Geometry-Aware Cross-Modal Graph Alignment for Referring Segmentation in 3D Gaussian Splatting
Abstract
Referring 3D segmentation seeks to localize and segment target objects in a 3D scene given a natural-language query, requiring joint reasoning over geometric structures and linguistic cues. Although recent progress using 3D Gaussian Splatting (3DGS) has improved rendering quality, existing methods still struggle to spatially ground textual references due to two fundamental limitations: (1) language encoders provide no explicit positional priors, weakening geometric relation modeling; and (2) cross-modal attention is self-reinforcing, causing spatial errors to propagate through the Gaussian field once misalignment occurs.
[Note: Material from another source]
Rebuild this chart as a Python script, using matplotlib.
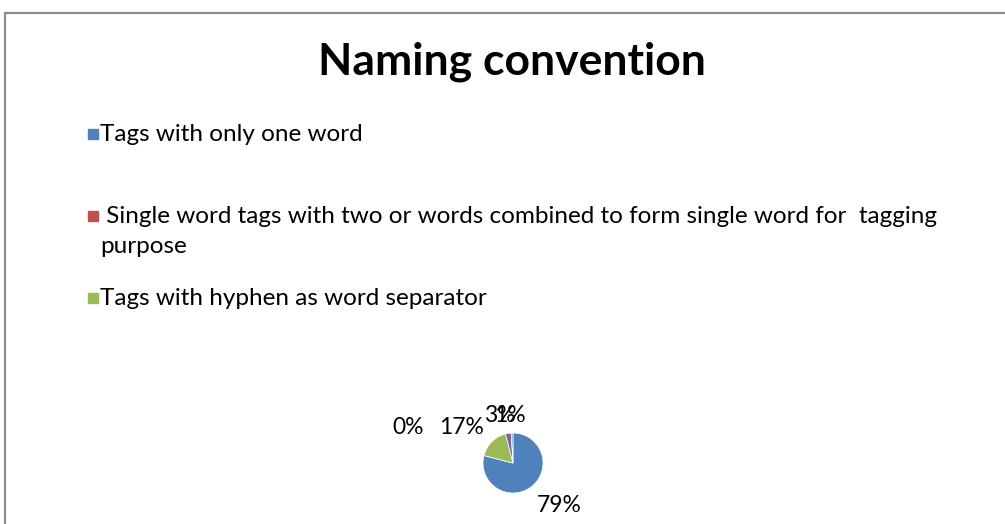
import numpy as np
import matplotlib.pyplot as plt
from matplotlib.patches import Rectangle

# ---------------------------
# Data
# ---------------------------
title = 'Naming convention'
shares = [79, 0, 17, 3, 1]
pct_labels = ['79%', '0%', '17%', '3%', '1%']
slice_colors = ['#4F81BD', '#C0504D', '#9BBB59', '#8064A2', '#4BACC6']
legend_labels = [
    'Tags with only one word',
    ' Single word tags with two or words combined to form single word for  tagging\npurpose',
    'Tags with hyphen as word separator',
]

plt.rcParams['font.family'] = ['Lato', 'DejaVu Sans']

W, H = 1005, 524
fig = plt.figure(figsize=(W / 100, H / 100), dpi=100)

# chart frame (runs off the right / bottom edge like the screenshot)
fig.patches.append(Rectangle((5 / W, -0.1), 1.1, (H - 12.5) / H + 0.1,
                             transform=fig.transFigure, fill=False,
                             edgecolor='#8c8c8c', linewidth=1.6))

fig.text(512 / W, 1 - 62 / H, title, ha='center', va='center',
         fontsize=32, fontweight='bold', color='black')

# ---------------------------
# Legend (manual, keeps Excel's uneven spacing)
# ---------------------------
leg_y = [134, 216, 298]   # first text line of each entry
for lab, col, y in zip(legend_labels, slice_colors, leg_y):
    fig.patches.append(Rectangle((88 / W, 1 - (y + 4.5) / H), 9.5 / W, 9.5 / H,
                                 transform=fig.transFigure, color=col))
    fig.text(100 / W, 1 - (y - 10) / H, lab, ha='left', va='top',
             fontsize=17.5, color='black', linespacing=1.55)

# ---------------------------
# Pie
# ---------------------------
cx, cy, r = 513, 463, 30
span = 3 * r
ax = fig.add_axes([(cx - span) / W, (H - cy - span) / H, 2 * span / W, 2 * span / H])
wedges, _ = ax.pie(shares, colors=slice_colors, startangle=90, counterclock=False,
                   radius=1, wedgeprops=dict(linewidth=0.5, edgecolor='white'))
ax.set_xlim(-3, 3)
ax.set_ylim(-3, 3)
ax.set_aspect('equal')
ax.axis('off')

# data-label spots in pie radii (Excel "best fit" placement)
label_pos = [(1.53, -1.43), (-3.5, 1.2), (-1.7, 1.2), (-0.43, 1.6), (-0.1, 1.6)]
for txt, (lx, ly) in zip(pct_labels, label_pos):
    ax.text(lx, ly, txt, ha='center', va='center',
            fontsize=16.5, color='black', clip_on=False)

fig.savefig('out.png', dpi=100)
plt.close(fig)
To address this, we propose GeoCGA, a geometry-aware cross-modal graph alignment framework that bridges linguistic semantics with the 3DGS representation. GeoCGA introduces position-aware prompt expansion to build a semantic-spatial graph capturing relational structure in text, and constructs a Gaussian-based geometric graph encoding 3D topology. A cross-modal alignment module enforces geometric consistency between the two graphs, enabling stable and spatially grounded correspondence across views. GeoCGA consistently outperforms prior state-of-the-art methods, yielding mIoU improvements of 28.8\% on Ref-LERF, 2.6\% on LERF-OVS, and 3.1\% on 3D-OVS. These results point to an incremental advance toward more stable and spatially consistent 3D language grounding.